Payment projection scoring models use internal data to rank accounts, normally by the relative percentage of the balance that is likely to be repaid. Some models only forecast the relative percentage, while others rank the likelihood a cardholder will pay a moderate to high level of the account balance. The scores are normally used in the early to middle stages of delinquency.
Recovery Scoring:
Recovery scoring models rank order the amount of recovery that is expected after charge-off. They aid management in deploying the necessary resources where collection is most likely and help with agency placement and sale decisions.
Response Scoring:
Response scoring models are used to manage acquisition costs. By identifying the consumers that are most likely to respond, a bank is able to tailor its marketing campaigns so as to target its marketing toward those consumers that are most likely to respond and to steer away from spending marketing dollars on consumers that are least likely to respond.
Revenue Scoring:
Revenue scoring models rank order the potential revenue expected to be generated on new accounts during the first 12-month period. The models use predictive indicators such as usage ratios, the level of revolving balances, and other card-usage patterns. Revenue scoring allows management to focus marketing initiatives on what are expected to be the most profitable accounts. Used in conjunction with credit bureau scores in screening applicants, they allow management to evaluate the revenue potential as well as the risk ranking of prospects. Consequently, management is better able to identify its target market and tailor its solicitations to that market.
Revenue scoring is also used to manage existing accounts according to revenue potential.
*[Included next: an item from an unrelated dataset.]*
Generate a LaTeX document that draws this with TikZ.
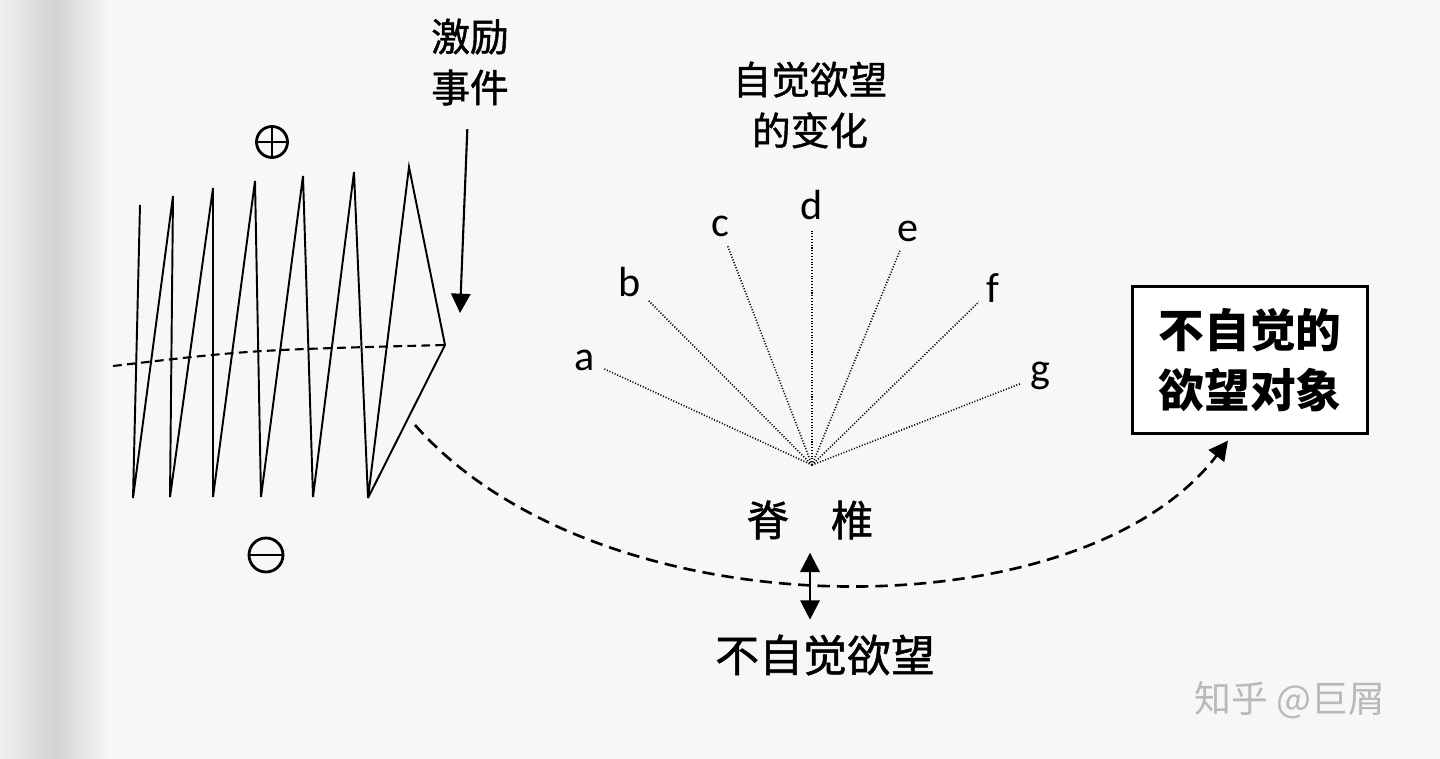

Strategies can be formulated recognizing the risk, revenue, and frequency of cardholder use. From this information, management is better able to reward low-risk, product-loyal consumers by reducing APRs or waiving fees. Conversely, management is apt to raise APRs and fees for consumers who exhibit higher risk or that evidence little product loyalty.
Dual-Scoring Matrix
A dual-scoring matrix is a system which uses one score on one axis and another score on its other axis. Examiners should normally expect to see dual scoring in more complex credit card operations. Any scoring system may interface with another, but a commonly employed dual-scoring matrix uses application and credit bureau scores. The use of two scores allows management to more effectively segment applicants. Each score has a cut-off level (as discussed later in this chapter). Applicants that either pass or fail both cut-off scores are either accepted or rejected, respectively. A gray area arises when an applicant passes one cut-off but fails the other. These situations afford management a greater opportunity to maximize approvals or minimize losses by including potentially good credit risk or by excluding potentially bad credit risk that may have gone undetected in a single-scoring system. Taking advantage of this opportunity requires a thorough tracking system so that management can determine the historical loss rates for the score combinations in the gray area. Cut-off scores can then be adjusted so that the best scoring combinations are approved and so that applicants who would be approved under a single-score system, yet still pose unacceptable risks, can be identified and excluded.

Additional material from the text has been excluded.